The Chinese Trade War: What's At Stake?

  • Noah Peterson
  • Nov 15, 2016 6:08PM

Do you remember the story about your dad diligently working away to assemble iPhones in order to put food on the table? Neither do I.

If you're American, Canadian, European, or belong to any first-world western country, you nor anyone else you've ever known has worked in a cheap sweatshop, assembling electronics for a shockingly low wage. Our corporate masters have sent those jobs to China, South Korea, Brazil, and others since day one – and why not? There is currently no downside to doing business in these nations, as companies enjoy the low overhead costs associated with manufacturing in a developing nation. These companies can then import products and distribute them globally, selling them at premium prices. Win-win, right? Wrong.

In a recent article published by the Global Times, a Chinese state-owned newspaper, China threatens to punch back. Without mincing words, the article states that if Donald Trump imposes a 45% tariff on any Chinese-imported products, China will hurt American businesses by simply not allowing those products to be sold in their nation.

“US auto and iPhone sales in China will suffer a setback.”

“A batch of Boeing orders will be replaced by Airbus.”

“US soybean and maize imports will be halted.”

With a market of 1.4 billion people and the iron grip the Chinese government maintains on their economy, it is certainly a scary prospect to consider. The Chinese state can simply make a decision – one which would prevent the sale of products owned by American businesses in their nation, closing the doors of the Chinese market. Companies like Apple, General Motors, Ford, Boeing, and even U.S. agriculture would suffer losses in the billions.

According to the article, this wouldn’t be the first time China has taken punitive measures against the United States for unfavorable trading terms. President Obama attempted to impose tariffs on other products when he first took office- and was promptly swatted like a fly for doing so.

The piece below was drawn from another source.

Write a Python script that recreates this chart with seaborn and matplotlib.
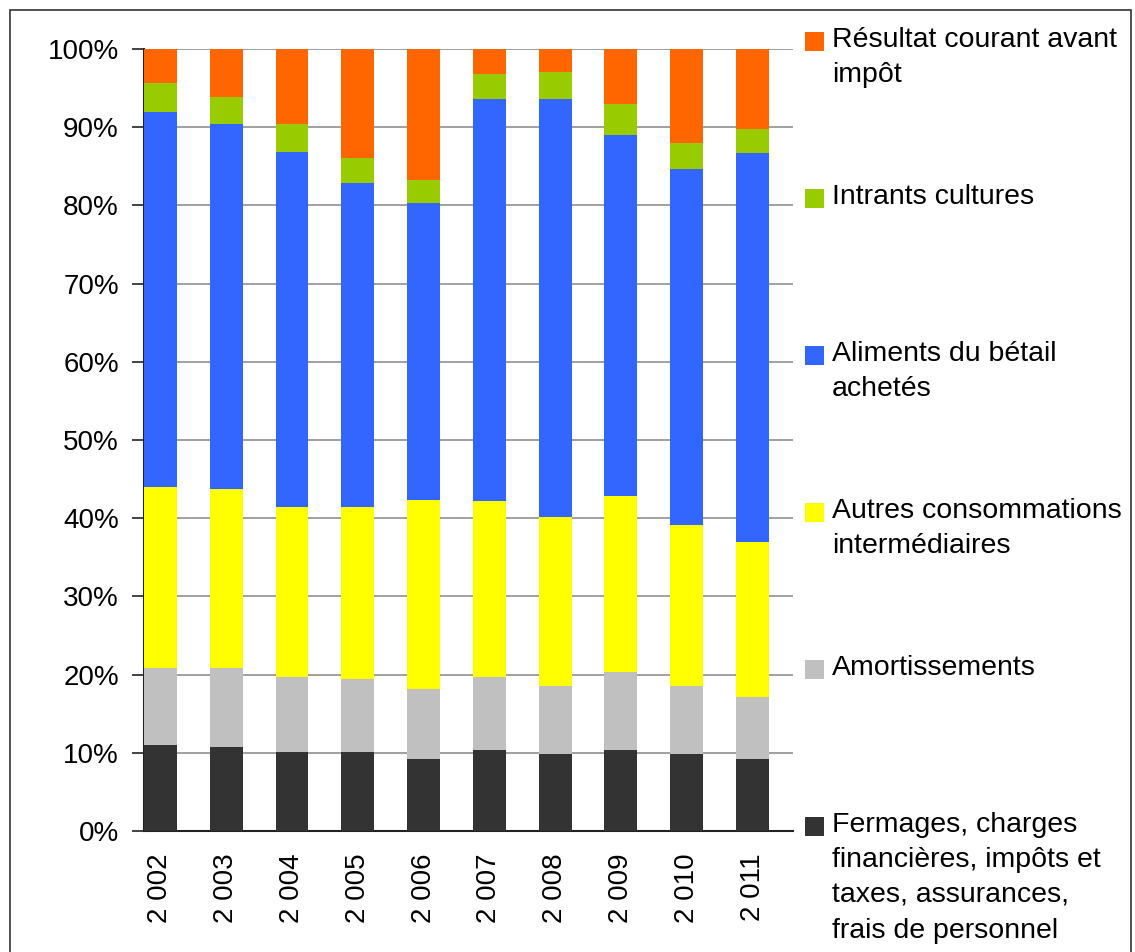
import pandas as pd
import numpy as np
import matplotlib
matplotlib.use('Agg')
import matplotlib.pyplot as plt
from matplotlib.patches import Rectangle
import seaborn as sns

# Data (shares in %)
years = ['2 002', '2 003', '2 004', '2 005', '2 006', '2 007', '2 008', '2 009', '2 010', '2 011']
fermages = [11.0, 10.7, 10.1, 10.1, 9.2, 10.3, 9.8, 10.3, 9.8, 9.2]
amortissements = [9.8, 10.1, 9.6, 9.3, 8.9, 9.4, 8.7, 10.0, 8.7, 7.9]
autres_conso = [23.2, 22.9, 21.7, 22.0, 24.2, 22.5, 21.6, 22.5, 20.6, 19.9]
aliments = [48.0, 46.7, 45.4, 41.5, 38.0, 51.4, 53.5, 46.2, 45.5, 49.7]
intrants = [3.6, 3.4, 3.6, 3.1, 3.0, 3.2, 3.5, 4.0, 3.4, 3.1]
resultat = [4.4, 6.2, 9.6, 14.0, 16.7, 3.2, 2.9, 7.0, 12.0, 10.2]

labels = ['Fermages, charges\nfinancières, impôts et\ntaxes, assurances,\nfrais de personnel',
          'Amortissements',
          'Autres consommations\nintermédiaires',
          'Aliments du bétail\nachetés',
          'Intrants cultures',
          'Résultat courant avant\nimpôt']
colors = ['#333333', '#C0C0C0', '#FFFF00', '#3366FF', '#99CC00', '#FF6600']

series = [fermages, amortissements, autres_conso, aliments, intrants, resultat]
df = pd.DataFrame(dict(zip(labels, series)), index=years)
df = df.div(df.sum(axis=1), axis=0) * 100
cum = df.cumsum(axis=1)
cum['year'] = years

sns.set_style('white')
plt.rcParams['font.family'] = ['Liberation Sans', 'DejaVu Sans']
plt.rcParams['text.color'] = 'black'
plt.rcParams['xtick.color'] = 'black'
plt.rcParams['ytick.color'] = 'black'

W, H = 1135, 952
fig = plt.figure(figsize=(W / 100, H / 100), dpi=100)
ax = fig.add_axes([144 / W, 121 / H, 649 / W, 782 / H])

bw = 0.5
# stacked bars: draw cumulative heights from the top down
for lab, col in reversed(list(zip(labels, colors))):
    sns.barplot(data=cum, x='year', y=lab, color=col, width=bw,
                saturation=1, ax=ax, zorder=3, linewidth=0)

n = len(years)
ax.set_ylim(0, 100)
ax.set_xlim(-bw / 2, (649 - 16.5) / 65.78)
ax.set_yticks(np.arange(0, 101, 10))
ax.set_yticklabels([f'{v}%' for v in range(0, 101, 10)], fontsize=20)
ax.yaxis.grid(True, color='#999999', linewidth=1.3, zorder=0)
ax.set_axisbelow(True)
ax.set_xlabel('')
ax.set_ylabel('')
ax.set_xticks(range(n))
ax.set_xticklabels(years, rotation=90, fontsize=20)
edges = sorted([i - bw / 2 for i in range(n)] + [i + bw / 2 for i in range(n)])
ax.set_xticks(edges, minor=True)
ax.tick_params(axis='x', which='major', length=0, pad=16)
ax.tick_params(axis='x', which='minor', length=9, width=1.2, color='#222222', direction='out')
ax.tick_params(axis='y', length=9, width=1.2, color='#222222', direction='out', left=True, pad=9)
for s in ['top', 'right']:
    ax.spines[s].set_visible(False)
for s in ['left', 'bottom']:
    ax.spines[s].set_color('#222222')
    ax.spines[s].set_linewidth(1.5)

# legend on the right, entries spread like the original
entry_y = [826.7, 669.7, 512.7, 355.7, 198.7, 41.7]
for lab, col, yc in zip(labels, colors, entry_y):
    fig.patches.append(Rectangle((805 / W, 1 - (yc + 9.5) / H), 19 / W, 19 / H,
                                 transform=fig.transFigure, facecolor=col, edgecolor='none'))
    fig.text(832 / W, 1 - (yc - 15) / H, lab, fontsize=20.5, va='top', ha='left',
             linespacing=1.47, color='black')

# outer frame
fig.patches.append(Rectangle((10 / W, -0.01), 1121 / W, 1 - 10 / H + 0.01,
                             transform=fig.transFigure, facecolor='none',
                             edgecolor='#333333', linewidth=1.2))

fig.savefig('out.png', dpi=100)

“Not long after Barack Obama took office, US trade and commerce authorities announced a 35 percent import tariff on Chinese tires. In response, China took retaliatory steps of imposing tariffs on US chicken and automotive products. Both China and the US suffered losses as a result. From then on, the Obama administration waged no trade war against China. If Trump imposes a 45 percent tariff on Chinese imports, China-US trade will be paralyzed.”

China has called America out in quick fashion! Whether Trump actually intends to impose high tariffs on the country (and whether or not China will live up to their threats) remains to be seen.

If you've been listening to Donald Trump's rants over the course of the last 18 months, then you've heard him (and probably Alec Baldwin) mention China more than a couple of times. It was a staple of his campaign.

Trump’s war against China started to ramp up during the Republican National Primary Debates, where he made a number of claims about the country, including a purported $505 billion dollar trade deficit with the United States, as well as allegations of currency manipulation.

At an Indiana rally during his candidacy, Trump also stated: “We can't continue to allow China to rape our country, and that's what they're doing. It's the greatest theft in the history of the world.”

Those are fighting words Donald- it's no wonder we've managed to piss off one of the fastest growing nations on the planet.

For the last couple of decades, we've enjoyed nearly free trade with China, and both sides have benefited. China has been able to put their enormous population to work (turning them into an economic superpower), and the United States has been able to get products manufactured for pennies on the dollar. This mutually beneficial relationship has increased the standard of living in China in a massive way, creating a burgeoning Chinese middle-class that American-owned companies have been able to market to (and profit from) greatly.

This puts us in a very strange position. The current Sino-US relationship relies on the Chinese being able to produce goods, export them to the United States, and continue to prosper without regulation. Meanwhile, the only benefit on the American side goes to large companies, which can produce a smartphone for a few dollars and sell it for $800 in the west. Many in the U.S. feel that these profits have not trickled down to the common worker- leaving a huge gap in the American middle-class as manufacturing jobs continue to move overseas.

It seems that American trade is stuck between a rock and a hard place.

Do we isolate ourselves, crush globalism, and attempt to “Make America Great Again,” or continue with business as usual? Perhaps a reasonable alternative can be agreed upon – one which would allow China to continue their growth while guaranteeing that American workers won't be left jobless. Personally, I don't believe that China is going to be willing to sacrifice any of their gains for the purpose of American manufacturing jobs. Trump will have to tread lightly, or else risk angering an economic power that is growing by the minute.